● MATERIAL FOR THIS EXERCISE:
_ _ _ _ _
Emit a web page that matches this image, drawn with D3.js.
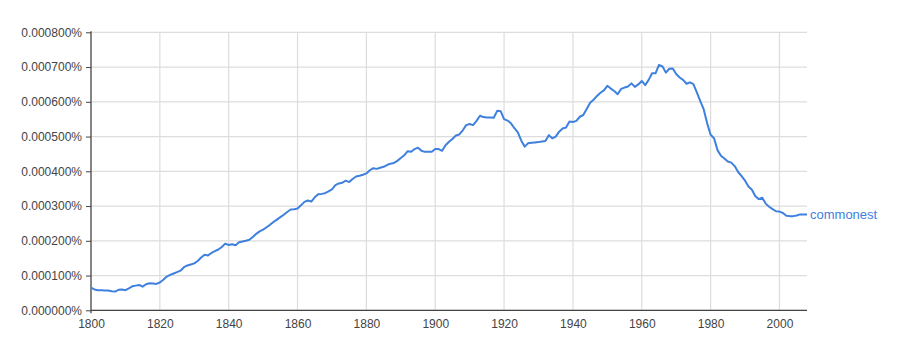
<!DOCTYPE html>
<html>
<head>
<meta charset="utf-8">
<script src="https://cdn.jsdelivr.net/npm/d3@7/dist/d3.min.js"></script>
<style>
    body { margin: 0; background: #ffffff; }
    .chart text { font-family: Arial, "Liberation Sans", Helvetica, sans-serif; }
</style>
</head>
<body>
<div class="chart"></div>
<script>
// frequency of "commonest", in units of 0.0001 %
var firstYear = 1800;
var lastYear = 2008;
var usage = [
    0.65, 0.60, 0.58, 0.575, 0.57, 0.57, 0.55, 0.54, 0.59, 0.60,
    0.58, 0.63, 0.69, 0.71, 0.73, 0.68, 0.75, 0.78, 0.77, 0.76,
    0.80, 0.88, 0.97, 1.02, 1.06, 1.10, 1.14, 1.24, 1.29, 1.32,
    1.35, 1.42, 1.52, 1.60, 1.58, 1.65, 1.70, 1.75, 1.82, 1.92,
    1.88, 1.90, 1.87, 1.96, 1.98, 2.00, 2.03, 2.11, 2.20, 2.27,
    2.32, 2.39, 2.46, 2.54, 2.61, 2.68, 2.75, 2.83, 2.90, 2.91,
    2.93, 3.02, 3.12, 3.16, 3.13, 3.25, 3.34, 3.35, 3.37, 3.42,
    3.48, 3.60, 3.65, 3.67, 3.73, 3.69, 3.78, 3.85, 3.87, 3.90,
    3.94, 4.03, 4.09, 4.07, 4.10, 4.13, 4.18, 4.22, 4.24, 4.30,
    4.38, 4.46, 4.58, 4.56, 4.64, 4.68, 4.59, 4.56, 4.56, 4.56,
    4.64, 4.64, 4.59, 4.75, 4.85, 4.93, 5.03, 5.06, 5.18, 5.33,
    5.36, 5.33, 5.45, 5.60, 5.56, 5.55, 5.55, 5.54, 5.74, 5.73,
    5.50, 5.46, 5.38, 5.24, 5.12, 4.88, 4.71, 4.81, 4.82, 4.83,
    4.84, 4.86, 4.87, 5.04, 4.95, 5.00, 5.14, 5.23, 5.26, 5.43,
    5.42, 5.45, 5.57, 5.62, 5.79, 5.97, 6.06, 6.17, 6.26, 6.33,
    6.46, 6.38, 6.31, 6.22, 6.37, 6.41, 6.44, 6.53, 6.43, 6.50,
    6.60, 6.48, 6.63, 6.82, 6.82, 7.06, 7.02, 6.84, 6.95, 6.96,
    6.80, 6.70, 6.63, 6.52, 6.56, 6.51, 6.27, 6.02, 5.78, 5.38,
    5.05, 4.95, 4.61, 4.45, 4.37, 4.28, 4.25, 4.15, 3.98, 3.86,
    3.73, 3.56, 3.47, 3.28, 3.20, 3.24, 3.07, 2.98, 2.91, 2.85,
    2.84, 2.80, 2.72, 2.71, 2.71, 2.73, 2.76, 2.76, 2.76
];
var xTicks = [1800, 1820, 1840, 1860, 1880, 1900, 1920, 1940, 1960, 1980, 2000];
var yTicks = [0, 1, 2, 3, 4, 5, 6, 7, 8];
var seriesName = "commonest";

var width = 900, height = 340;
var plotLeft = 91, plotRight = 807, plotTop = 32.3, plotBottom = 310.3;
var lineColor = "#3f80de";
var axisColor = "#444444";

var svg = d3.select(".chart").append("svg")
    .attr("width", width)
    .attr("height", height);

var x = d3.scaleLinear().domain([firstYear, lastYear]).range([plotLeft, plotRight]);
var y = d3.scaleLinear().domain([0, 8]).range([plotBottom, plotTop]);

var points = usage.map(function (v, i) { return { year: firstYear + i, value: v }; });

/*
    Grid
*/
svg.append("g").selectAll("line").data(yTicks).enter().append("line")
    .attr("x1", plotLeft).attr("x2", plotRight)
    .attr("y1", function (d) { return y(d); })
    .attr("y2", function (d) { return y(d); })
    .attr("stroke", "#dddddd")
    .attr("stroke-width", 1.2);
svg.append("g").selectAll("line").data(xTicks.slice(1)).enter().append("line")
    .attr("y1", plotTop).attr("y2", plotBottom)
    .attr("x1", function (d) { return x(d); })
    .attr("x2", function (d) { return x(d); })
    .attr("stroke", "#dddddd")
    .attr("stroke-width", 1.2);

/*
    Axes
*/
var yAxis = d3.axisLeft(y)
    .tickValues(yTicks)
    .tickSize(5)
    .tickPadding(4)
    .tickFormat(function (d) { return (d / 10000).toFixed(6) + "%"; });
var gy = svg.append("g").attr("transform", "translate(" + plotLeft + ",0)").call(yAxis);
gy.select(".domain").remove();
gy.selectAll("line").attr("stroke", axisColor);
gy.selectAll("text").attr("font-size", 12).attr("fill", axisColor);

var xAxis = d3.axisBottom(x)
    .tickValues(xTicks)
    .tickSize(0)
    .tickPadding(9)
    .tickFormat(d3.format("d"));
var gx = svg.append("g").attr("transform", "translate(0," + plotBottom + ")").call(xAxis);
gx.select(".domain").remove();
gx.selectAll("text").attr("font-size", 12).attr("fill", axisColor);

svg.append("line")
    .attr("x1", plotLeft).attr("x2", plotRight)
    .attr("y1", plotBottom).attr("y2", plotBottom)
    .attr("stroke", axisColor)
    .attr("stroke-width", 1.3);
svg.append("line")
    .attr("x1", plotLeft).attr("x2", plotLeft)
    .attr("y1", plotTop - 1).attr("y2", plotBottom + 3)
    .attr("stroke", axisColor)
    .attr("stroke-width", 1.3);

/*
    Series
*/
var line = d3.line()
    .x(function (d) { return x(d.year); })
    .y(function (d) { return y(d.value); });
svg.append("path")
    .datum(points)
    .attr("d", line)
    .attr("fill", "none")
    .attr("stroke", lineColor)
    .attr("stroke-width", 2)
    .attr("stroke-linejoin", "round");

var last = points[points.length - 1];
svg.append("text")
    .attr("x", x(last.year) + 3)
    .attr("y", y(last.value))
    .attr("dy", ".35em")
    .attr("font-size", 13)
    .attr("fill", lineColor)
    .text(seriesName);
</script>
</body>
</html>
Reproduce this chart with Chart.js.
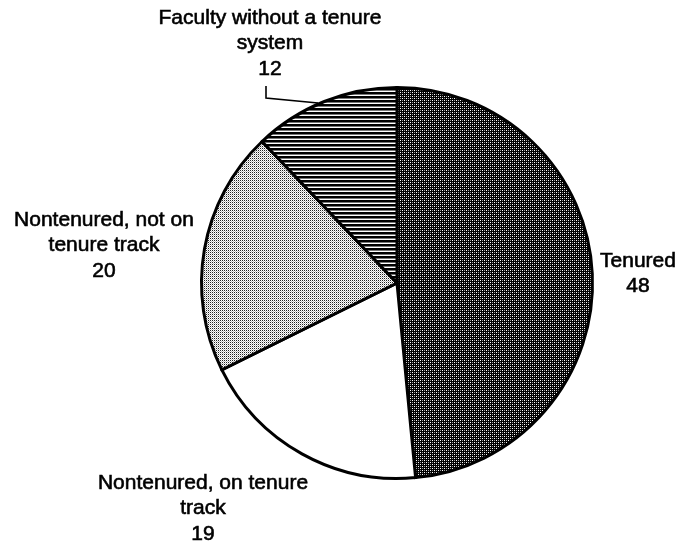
_ _ _ _ _
Would you return the data exactly as written, without the pictures?

● EXERCISE SOLUTION:
Emit a web page that matches this image, drawn with D3.js.
<!DOCTYPE html>
<html>
<head>
<meta charset="utf-8">
<script src="https://cdn.jsdelivr.net/npm/d3@7/dist/d3.min.js"></script>
<style>
    body { margin: 0; background: #ffffff; }
    .chart text { font-family: Arial, "Liberation Sans", Helvetica, sans-serif; }
</style>
</head>
<body>
<div class="chart"></div>
<script>
// frequency of "commonest", in units of 0.0001 %
var firstYear = 1800;
var lastYear = 2008;
var usage = [
    0.65, 0.60, 0.58, 0.575, 0.57, 0.57, 0.55, 0.54, 0.59, 0.60,
    0.58, 0.63, 0.69, 0.71, 0.73, 0.68, 0.75, 0.78, 0.77, 0.76,
    0.80, 0.88, 0.97, 1.02, 1.06, 1.10, 1.14, 1.24, 1.29, 1.32,
    1.35, 1.42, 1.52, 1.60, 1.58, 1.65, 1.70, 1.75, 1.82, 1.92,
    1.88, 1.90, 1.87, 1.96, 1.98, 2.00, 2.03, 2.11, 2.20, 2.27,
    2.32, 2.39, 2.46, 2.54, 2.61, 2.68, 2.75, 2.83, 2.90, 2.91,
    2.93, 3.02, 3.12, 3.16, 3.13, 3.25, 3.34, 3.35, 3.37, 3.42,
    3.48, 3.60, 3.65, 3.67, 3.73, 3.69, 3.78, 3.85, 3.87, 3.90,
    3.94, 4.03, 4.09, 4.07, 4.10, 4.13, 4.18, 4.22, 4.24, 4.30,
    4.38, 4.46, 4.58, 4.56, 4.64, 4.68, 4.59, 4.56, 4.56, 4.56,
    4.64, 4.64, 4.59, 4.75, 4.85, 4.93, 5.03, 5.06, 5.18, 5.33,
    5.36, 5.33, 5.45, 5.60, 5.56, 5.55, 5.55, 5.54, 5.74, 5.73,
    5.50, 5.46, 5.38, 5.24, 5.12, 4.88, 4.71, 4.81, 4.82, 4.83,
    4.84, 4.86, 4.87, 5.04, 4.95, 5.00, 5.14, 5.23, 5.26, 5.43,
    5.42, 5.45, 5.57, 5.62, 5.79, 5.97, 6.06, 6.17, 6.26, 6.33,
    6.46, 6.38, 6.31, 6.22, 6.37, 6.41, 6.44, 6.53, 6.43, 6.50,
    6.60, 6.48, 6.63, 6.82, 6.82, 7.06, 7.02, 6.84, 6.95, 6.96,
    6.80, 6.70, 6.63, 6.52, 6.56, 6.51, 6.27, 6.02, 5.78, 5.38,
    5.05, 4.95, 4.61, 4.45, 4.37, 4.28, 4.25, 4.15, 3.98, 3.86,
    3.73, 3.56, 3.47, 3.28, 3.20, 3.24, 3.07, 2.98, 2.91, 2.85,
    2.84, 2.80, 2.72, 2.71, 2.71, 2.73, 2.76, 2.76, 2.76
];
var xTicks = [1800, 1820, 1840, 1860, 1880, 1900, 1920, 1940, 1960, 1980, 2000];
var yTicks = [0, 1, 2, 3, 4, 5, 6, 7, 8];
var seriesName = "commonest";

var width = 900, height = 340;
var plotLeft = 91, plotRight = 807, plotTop = 32.3, plotBottom = 310.3;
var lineColor = "#3f80de";
var axisColor = "#444444";

var svg = d3.select(".chart").append("svg")
    .attr("width", width)
    .attr("height", height);

var x = d3.scaleLinear().domain([firstYear, lastYear]).range([plotLeft, plotRight]);
var y = d3.scaleLinear().domain([0, 8]).range([plotBottom, plotTop]);

var points = usage.map(function (v, i) { return { year: firstYear + i, value: v }; });

/*
    Grid
*/
svg.append("g").selectAll("line").data(yTicks).enter().append("line")
    .attr("x1", plotLeft).attr("x2", plotRight)
    .attr("y1", function (d) { return y(d); })
    .attr("y2", function (d) { return y(d); })
    .attr("stroke", "#dddddd")
    .attr("stroke-width", 1.2);
svg.append("g").selectAll("line").data(xTicks.slice(1)).enter().append("line")
    .attr("y1", plotTop).attr("y2", plotBottom)
    .attr("x1", function (d) { return x(d); })
    .attr("x2", function (d) { return x(d); })
    .attr("stroke", "#dddddd")
    .attr("stroke-width", 1.2);

/*
    Axes
*/
var yAxis = d3.axisLeft(y)
    .tickValues(yTicks)
    .tickSize(5)
    .tickPadding(4)
    .tickFormat(function (d) { return (d / 10000).toFixed(6) + "%"; });
var gy = svg.append("g").attr("transform", "translate(" + plotLeft + ",0)").call(yAxis);
gy.select(".domain").remove();
gy.selectAll("line").attr("stroke", axisColor);
gy.selectAll("text").attr("font-size", 12).attr("fill", axisColor);

var xAxis = d3.axisBottom(x)
    .tickValues(xTicks)
    .tickSize(0)
    .tickPadding(9)
    .tickFormat(d3.format("d"));
var gx = svg.append("g").attr("transform", "translate(0," + plotBottom + ")").call(xAxis);
gx.select(".domain").remove();
gx.selectAll("text").attr("font-size", 12).attr("fill", axisColor);

svg.append("line")
    .attr("x1", plotLeft).attr("x2", plotRight)
    .attr("y1", plotBottom).attr("y2", plotBottom)
    .attr("stroke", axisColor)
    .attr("stroke-width", 1.3);
svg.append("line")
    .attr("x1", plotLeft).attr("x2", plotLeft)
    .attr("y1", plotTop - 1).attr("y2", plotBottom + 3)
    .attr("stroke", axisColor)
    .attr("stroke-width", 1.3);

/*
    Series
*/
var line = d3.line()
    .x(function (d) { return x(d.year); })
    .y(function (d) { return y(d.value); });
svg.append("path")
    .datum(points)
    .attr("d", line)
    .attr("fill", "none")
    .attr("stroke", lineColor)
    .attr("stroke-width", 2)
    .attr("stroke-linejoin", "round");

var last = points[points.length - 1];
svg.append("text")
    .attr("x", x(last.year) + 3)
    .attr("y", y(last.value))
    .attr("dy", ".35em")
    .attr("font-size", 13)
    .attr("fill", lineColor)
    .text(seriesName);
</script>
</body>
</html>
Reproduce this chart with Chart.js.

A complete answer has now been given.